Questions: Nash Refinements: Trembling Hand Perfection
5 questions to test your understanding
Score: 0 / 5
Question 1 Multiple Choice
Firm A has two strategies: Fight and Accommodate. Fighting is costly — if Firm B enters, Firm A's best response is to Accommodate. A Nash equilibrium has Firm B staying out, sustained by the belief that Firm A will always Fight. Is this equilibrium trembling hand perfect?
AYes — Firm B has no incentive to enter given the threat, so the equilibrium is self-sustaining
BNo — if there is a small chance Firm A trembles into Accommodating, Firm B's best response is to enter, so the equilibrium is not robust to small mistakes
CYes — trembling hand perfection only applies to simultaneous-move games, not entry deterrence
DNo — but only because Firm B is using a weakly dominated strategy
This is the classic case that trembling hand perfection was designed to eliminate. The threat to Fight is not credible: if Firm A actually faces entry, its best response is Accommodate. The Nash equilibrium survives only because Firm B believes the threat with certainty. But when Firm A trembles — plays Fight with probability only (1-ε) — Firm B's best response may shift to Enter. Because the equilibrium depends on a threat that would never be executed, it fails the perfection test.
Question 2 Multiple Choice
Player A has a weakly dominated strategy W — another strategy D does at least as well against every opponent action and strictly better against some. A Nash equilibrium requires Player A to play W. What does trembling hand perfection say about this equilibrium?
AThe equilibrium is still trembling hand perfect if no player gains by deviating at the equilibrium profile
BThe equilibrium fails to be trembling hand perfect because when opponents tremble into every action with positive probability, W earns strictly less than D
CThe equilibrium is trembling hand perfect only if W and D yield the same payoff in expectation over the tremble distribution
DThe equilibrium is trembling hand perfect because Nash equilibria are by definition robust to small perturbations
In a perturbed game where opponents mix over all actions with small probability ε, there is positive probability on the actions where D strictly outperforms W. This means D yields a strictly higher expected payoff than W — Player A abandons W in the perturbed game. The Nash equilibrium requiring W therefore cannot be the limit of best responses as ε→0, so it is not trembling hand perfect. The key insight: weakly dominated strategies cannot survive the tremble test.
Question 3 True / False
Trembling hand perfection requires that each player's strategy remains a best response even when every opponent plays a completely mixed strategy assigning positive probability to every available action.
TTrue
FFalse
Answer: True
This is precisely the definition.
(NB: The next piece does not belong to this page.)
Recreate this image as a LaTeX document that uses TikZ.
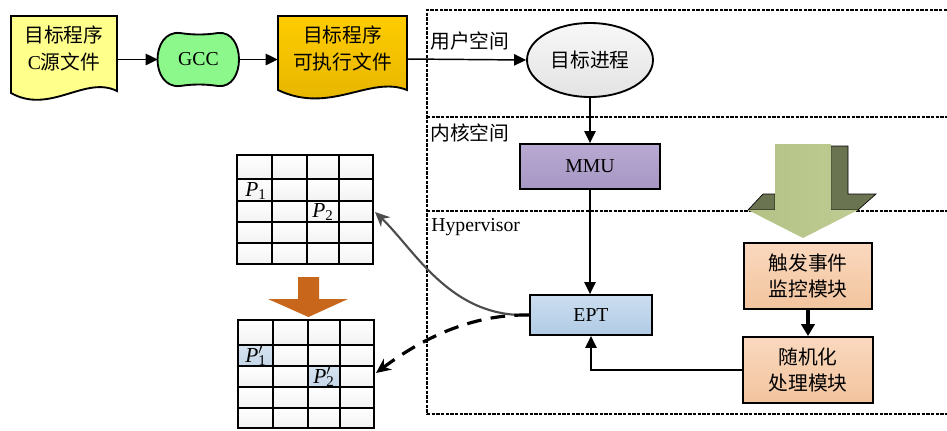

The 'tremble' is modeled as each player mistakenly playing each action with some small but positive probability ε > 0. An equilibrium is trembling hand perfect if it is the limit of Nash equilibria in these perturbed games as ε → 0. This rules out equilibria that unravel when opponents might, even with tiny probability, take actions that were previously assumed to be off the equilibrium path.
Question 4 True / False
Most Nash equilibrium in a finite game is trembling hand perfect, because Nash equilibria are defined as strategy profiles where no player can benefit by deviating.
TTrue
FFalse
Answer: False
Nash equilibrium only requires that no player benefits from deviating *given the other players' exact equilibrium strategies*. It says nothing about robustness when opponents might make small mistakes. In particular, Nash equilibria sustained by weakly dominated strategies fail the perfection test: when opponents tremble, the weakly dominated strategy earns strictly less than its dominator, so the player deviates. Trembling hand perfection is strictly stronger than Nash equilibrium.
Question 5 Short Answer
Why can't a weakly dominated strategy be part of a trembling hand perfect equilibrium, and what does this tell us about which strategic threats or commitments are 'credible'?
Think about your answer, then reveal below.
Model answer: In any perturbed game where opponents play each action with positive probability ε, there is positive weight on the actions against which the dominating strategy strictly outperforms the dominated one. So the dominated strategy earns strictly less in expectation — the player will deviate to the dominator. As ε → 0, this means no equilibrium requiring the dominated strategy can arise as a limit of perturbed best responses. For credibility: an equilibrium sustained by a threat to play a weakly dominated strategy (e.g., 'I will fight entry even though accommodation is better') is not credible because, if the opponent ever plays with any positive probability, the threat-maker would not follow through. Trembling hand perfection formalizes the idea that only threats a player would actually carry out under small perturbations count as credible commitments.
The deeper point is that trembling hand perfection imposes a consistency requirement: equilibrium strategies must be best responses not just at the exact equilibrium point but throughout a neighborhood of it. This is why it eliminates the weakly dominated strategy problem and why it connects naturally to subgame perfect equilibrium (which eliminates non-credible threats in extensive-form games by a related backward-induction logic).